Wednesday, May 27, 2009


Several weeks ago, I woke to the television news that Judge Sonia Sotomayor's was nominated to the Supreme Court and was being opposed by Tom Fitton, president of Judicial Watch. When asked why, he responded: "Because President Obama picked her". I was somewhat taken with the honesty of that reply since it spoke the truth, namely that the organization would oppose anyone the President named. But he went on to explain that opposition by condemning the President's avowed desire to pick someone with "empathy" for those that society has chosen to ignore or discriminate against. Somehow Mr. Fitton and others seem to find this characteristic as a disqualifier; that being emphatic to the downtrodden is inconsistent with the rule of law; that one who has empathy should not be seated on The Supreme Court of The United States. We should have only those persons serving who have no empathy----no one like Jesus Christ, Mother Teresa, Bishop Tutu, etc. need apply. They would not make the cut.

But then ironically, a conservative spokesperson condemned the judge for her decision in the New Haven case, pointing out how white firefighters who risked their lives in the 9/11 attack were denied promotions and increased income they earned and deserved because of her ruling. Or to put it bluntly, in following what she perceived to be the correct application of the law she neglected to feel "empathy" for those who were adversely affected by her ruling.

Because of the limited size of the Supreme Court, it cannot possibly be representative of every race, religion or ethnic group in America; nor was it meant to be. But diversity brings understanding to the Court. There can be no doubt that a judge who has experienced discrimination, sexual harassment or other life-forming experiences draws upon them in considering and deciding cases. Empathy because of those experiences is a characteristic to be embraced, not condemned. Experience informs but does not dictate the outcome.

Friday, May 15, 2009


In most instances, the law allows one to plead inconsistent and alternative defenses. The Bush administration has used it to a fare-thee-well. For instance, 1) it denies that it tortured; 2) if it did torture, the torture was authorized by advice of counsel; 3) even if the advice of counsel was tainted, the torture was justified by the thousands of lives it saved; 4) and in any event, the Democrats are jointly responsible because they knew and acquiesced in the mistreatment of detainees. The latter accusation is apt to keep the issue burning indefinitely and fires the demand for the further release of photos, documents and an independent "truth commission". It certainly detracts from the more important crises facing the country. What Nancy Pelosi knew and when she knew it hardly stems the flood of foreclosures, and whether she knew and failed to complain doesn't quite equate with actually authorizing and directly ordering torture. Somehow the Republicans see no inconsistency in claiming that the Bush administration did nothing wrong in their treatment of detainees, BUT Nancy Pelosi knew what they were doing and failed to complain or take steps to stop it!

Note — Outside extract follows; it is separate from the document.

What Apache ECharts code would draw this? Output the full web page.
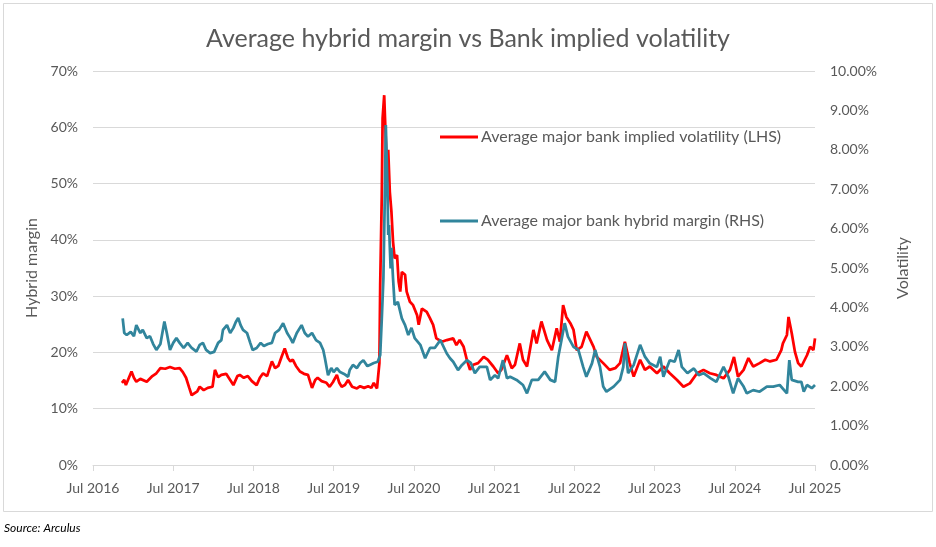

As a result, the current administration and the country face a dilemma. The release of more photos and further evidence of prisoner abuse is certain to arouse our enemies and increase their recruitments. The failure to do so runs contrary to the President's commitment to transparency and results in concealing what may actually turn out to be war crimes. Some suggest it is the Pentagon Papers redux----that unless some real and imminent threat can be established the First Amendment trumps hypothetical harm---no matter how likely it is to occur. Despite the denials by the Bush administration, by now the country knows that acts of torture were committed against detainees. If the purpose of a commission is to determine the extent of the torture and who authorized or directed it, I think that merely serves to lay political blame and would not be warranted with so many other issues facing the country.

On the other hand, if such a commission, independent counsel or grand jury is created with the expectation and purpose that it might recommend criminal prosecution or other sanctions, to me that would be a worthwhile purpose. I understand the President's concerns about looking back rather than going forward and that such an investigation and possible indictments might appear to be viewed as politically motivated. But we criticized the previous administration for using the Justice Department for political purposes, can we now justify failing to use it for the same reasons, although conceding the current motives are laudable while the past were not. Admittedly, indicting and trying high level officials of the opposition party, particularly for such high crimes, is a wrenching prospect and establishes a dangerous precedent. The questions are:

What will it do to us as a nation if we pursue it? What will it say about us, if we do not?